Sono molte le super-alleanze (attuali o prospettiche) che hanno interessato il settore mediatico italiano questa settimana: Discovery con Scripps, Netflix insieme a Sky, Mediaset e TIM (quest’ultima in prospettiva di un accomodamento tra il Biscione e Vivendi, controllore di Telecom Italia).Segno che il comparto è più vivo che mai e che, casomai qualche ingenuo ancora lo pensasse, i cambiamenti si cavalcano, non si osteggiano.

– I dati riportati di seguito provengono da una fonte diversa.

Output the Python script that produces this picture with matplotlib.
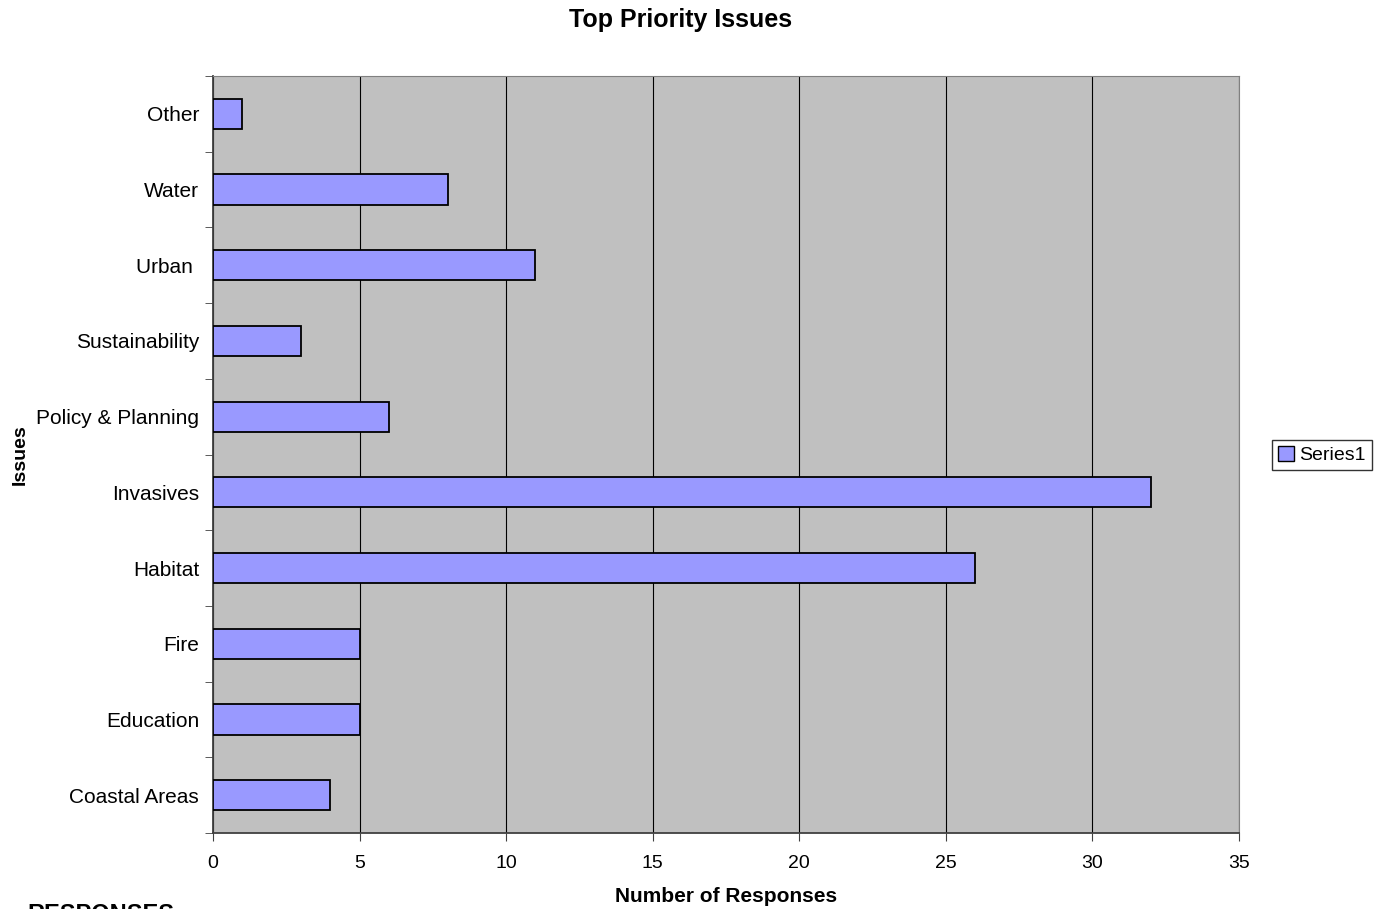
import numpy as np
import matplotlib.pyplot as plt
from matplotlib.patches import Patch

plt.rcParams['font.family'] = ['Liberation Sans', 'DejaVu Sans']

issues = ['Coastal Areas', 'Education', 'Fire', 'Habitat', 'Invasives',
          'Policy & Planning', 'Sustainability', 'Urban ', 'Water', 'Other']
responses = [4, 5, 5, 26, 32, 6, 3, 11, 8, 1]

fig = plt.figure(figsize=(13.79, 9.09), dpi=100)
ax = fig.add_axes([213/1379, 1-833/909, (1239-213)/1379, (833-76)/909])
ax.set_facecolor('#c0c0c0')

y = np.arange(len(issues))
ax.barh(y, responses, height=0.4, color='#9999ff', edgecolor='black',
        linewidth=1.3, zorder=3)

ax.set_xlim(0, 35)
ax.set_ylim(-0.5, len(issues) - 0.5)
ax.set_xticks(range(0, 36, 5))
ax.xaxis.grid(True, color='black', linewidth=0.8, zorder=0)
ax.set_yticks(y)
ax.set_yticklabels(issues, fontsize=15)
ax.set_yticks(np.arange(-0.5, len(issues), 1), minor=True)
ax.tick_params(axis='y', which='major', length=0, pad=10)
ax.tick_params(axis='y', which='minor', length=6, color='#404040')
ax.tick_params(axis='x', labelsize=14, length=6, color='#404040', pad=10)

for s in ['top', 'right']:
    ax.spines[s].set_color('#808080')
for s in ['left', 'bottom']:
    ax.spines[s].set_color('#404040')
    ax.spines[s].set_linewidth(1.3)

ax.set_xlabel('Number of Responses', fontsize=15, fontweight='bold', labelpad=11)
ax.set_ylabel('Issues', fontsize=14, fontweight='bold', labelpad=5)
fig.text(681/1379, 1-20/909, 'Top Priority Issues', fontsize=18,
         fontweight='bold', ha='center', va='center')
fig.text(27/1379, 1-903/909, 'RESPONSES', fontsize=17, fontweight='bold',
         ha='left', va='top')

leg = fig.legend(handles=[Patch(facecolor='#9999ff', edgecolor='black',
                                label='Series1')],
                 loc='center', bbox_to_anchor=(1322/1379, 1-455/909),
                 fontsize=14, frameon=True, fancybox=False, edgecolor='black',
                 handlelength=0.8, handleheight=0.8, handletextpad=0.3,
                 borderpad=0.3, borderaxespad=0)
leg.get_frame().set_linewidth(1.0)

fig.savefig('out.png', dpi=100)
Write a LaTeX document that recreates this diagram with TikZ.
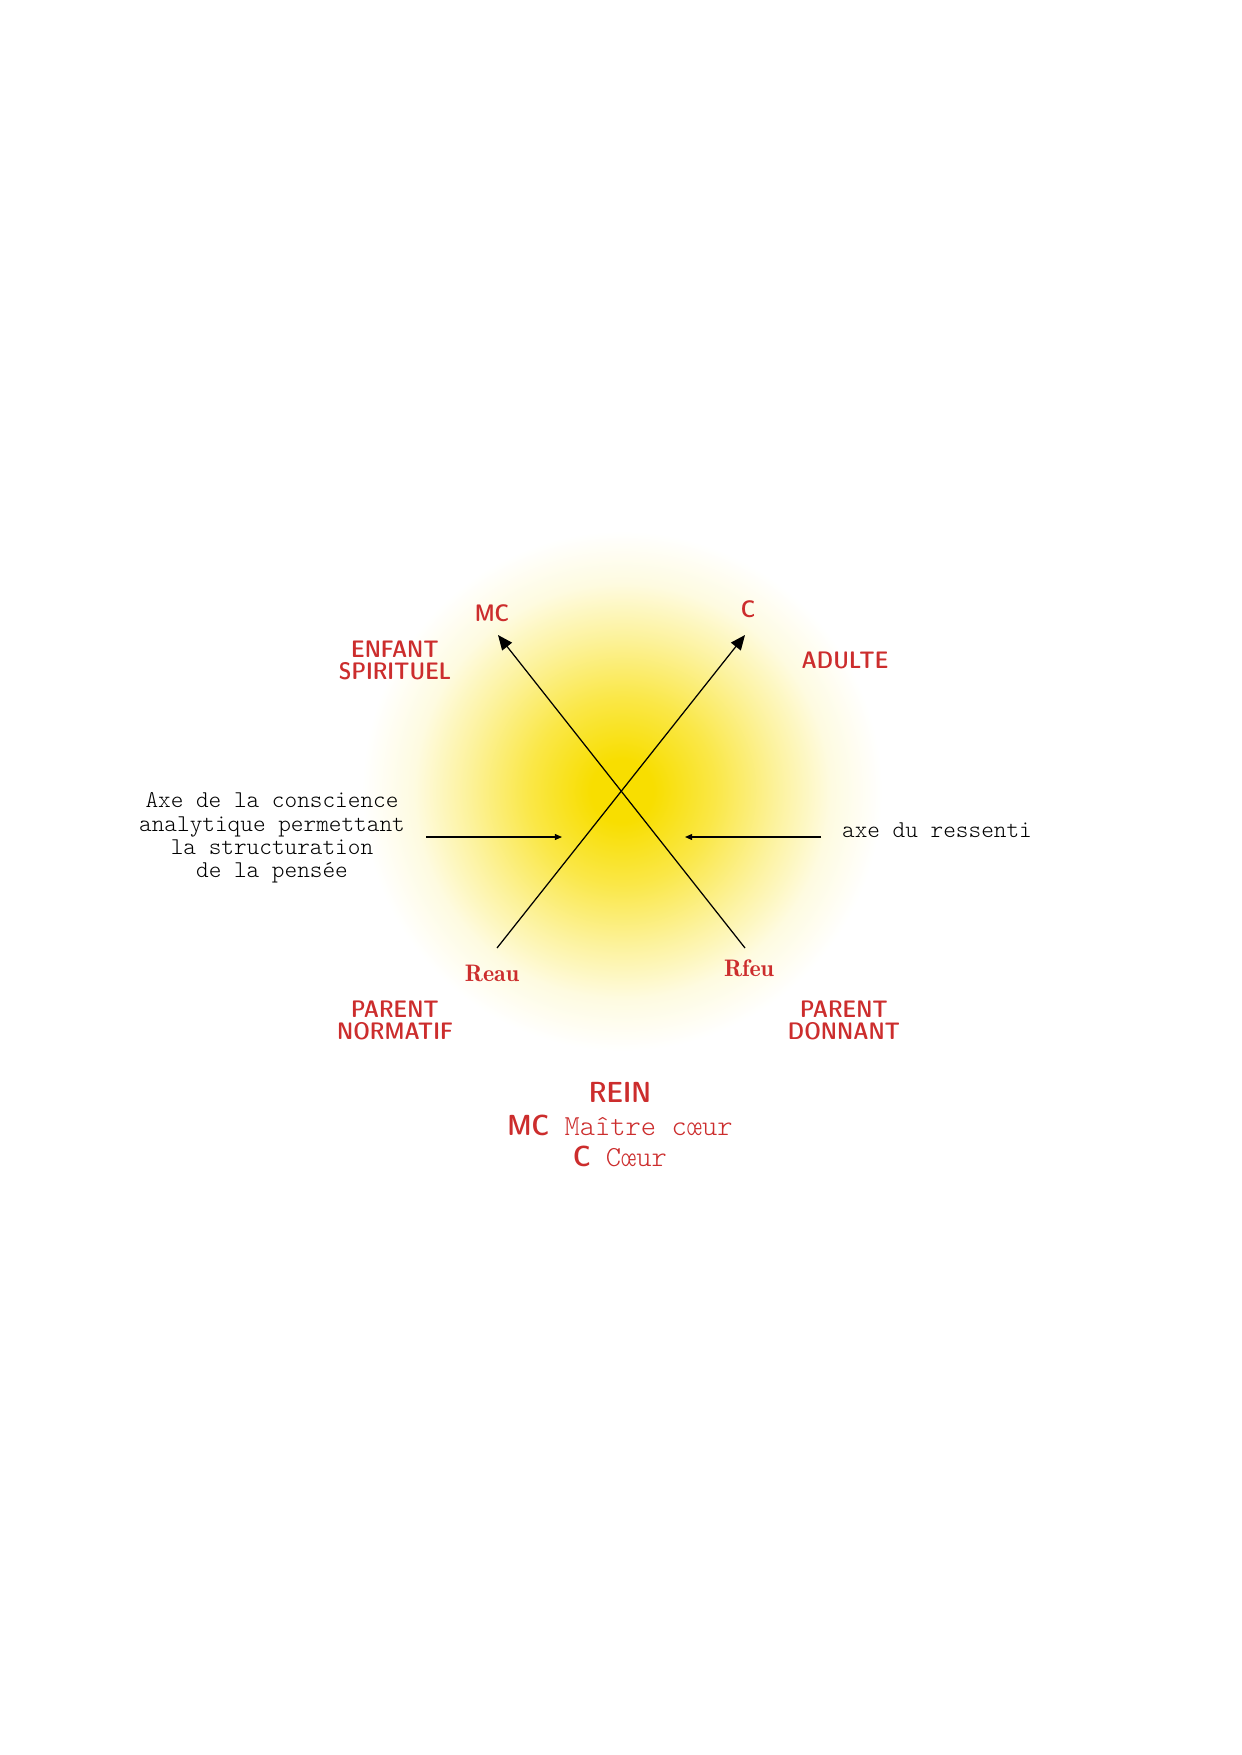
\documentclass[tikz,border=0pt]{standalone}
\usetikzlibrary{arrows.meta}
\definecolor{labred}{RGB}{204,45,45}
\definecolor{sun}{RGB}{248,222,0}
\pgfdeclareradialshading{glow}{\pgfpoint{0bp}{0bp}}{color(0bp)=(sun); color(3bp)=(sun); color(9bp)=(sun!72!white); color(15bp)=(sun!38!white); color(20bp)=(sun!12!white); color(25bp)=(white); color(50bp)=(white)}
\newcommand{\labfont}{\usefont{TU}{lmss}{sbc}{n}}
\newcommand{\monofont}{\usefont{TU}{lmtt}{l}{n}}
\newcommand{\resfont}{\usefont{TU}{lmr}{b}{n}}

\begin{document}
\begin{tikzpicture}[x=0.01692cm,y=-0.01692cm]
      \fill[white] (0,0) rectangle (1241,1755);
      \shade[shading=glow] (622,791) circle (260);
      \begin{scope}[every node/.style={text=labred,align=center,inner sep=1pt,font=\fontsize{11.5}{10.6}\selectfont\labfont}]
        \node (MC) at (492,613) {MC};
        \node (C) at (748,609) {C};
        \node (enfant) at (395,660) {ENFANT\\SPIRITUEL};
        \node (adulte) at (845,660) {ADULTE};
        \node (pnorm) at (395,1020) {PARENT\\NORMATIF};
        \node (pdon) at (844,1020) {PARENT\\DONNANT};
        \node[font=\fontsize{11.5}{12}\selectfont\resfont] (Reau) at (492,973) {Reau};
        \node[font=\fontsize{11.5}{12}\selectfont\resfont] (Rfeu) at (749,968) {Rfeu};
        \node[font=\fontsize{14}{15}\selectfont\labfont] (rein) at (620,1092) {REIN};
        \node[font=\fontsize{14}{15}\selectfont\monofont] (mcline) at (620,1125) {{\labfont MC} Maître cœur};
        \node[font=\fontsize{14}{15}\selectfont\monofont] (cline) at (620,1156) {{\labfont C} Cœur};
      \end{scope}
      \begin{scope}[every node/.style={align=center,font=\fontsize{11.6}{11.2}\selectfont\monofont}]
        \node (axeg) at (272,838) {Axe de la conscience\\analytique permettant\\la structuration\\de la pensée};
        \node (axed) at (937,830) {axe du ressenti};
      \end{scope}
      \coordinate (eau) at (497,948);
      \coordinate (feu) at (745,948);
      \coordinate (cTip) at (745,635);
      \coordinate (mcTip) at (498,635);
      \coordinate (gauche) at (426,837);
      \coordinate (gTip) at (562,837);
      \coordinate (droite) at (821,837);
      \coordinate (dTip) at (685,837);
      \begin{scope}[every edge/.style={draw,line width=0.6pt}]
        \path (eau) edge[-{Triangle[length=2.5mm,width=2.1mm]}] (cTip);
        \path (feu) edge[-{Triangle[length=2.5mm,width=2.1mm]}] (mcTip);
        \path (gauche) edge[-{Triangle[length=1.2mm,width=1mm]}] (gTip);
        \path (droite) edge[-{Triangle[length=1.2mm,width=1mm]}] (dTip);
      \end{scope}
    \end{tikzpicture}
\end{document}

Già, perché di questo si tratta: dei nuovi equilibri televisivi che interesseranno gli utenti non tra 15 anni e nemmeno tra 10: nel 2022, cioè tra quattro anni, lo scenario tecnologico – non ci stancheremo mai di scriverlo – sarà molto differente da oggi, con una convergenza assoluta tra etere e IP.
Ma se lo sfondo (tecnico) sarà diverso, non necessariamente lo saranno i superplayer che avranno saputo attraversare proficuamente le trasformazioni. Perché la tv ibrida, quella che dal DTT (e/o dal sat) passa all’IP e viceversa è potenzialmente uno strumento fantastico per rafforzare le rendite di posizione.
Altro che apertura e crollo del business tradizionale: la tv del futuro sarà ancora più concentrata di quanto lo è oggi. I giganti lo hanno capito da tempo. Chi, su un piano inferiore, ci crede ancora e vuole crescere è bene che lo comprenda a sua volta. Quanto prima.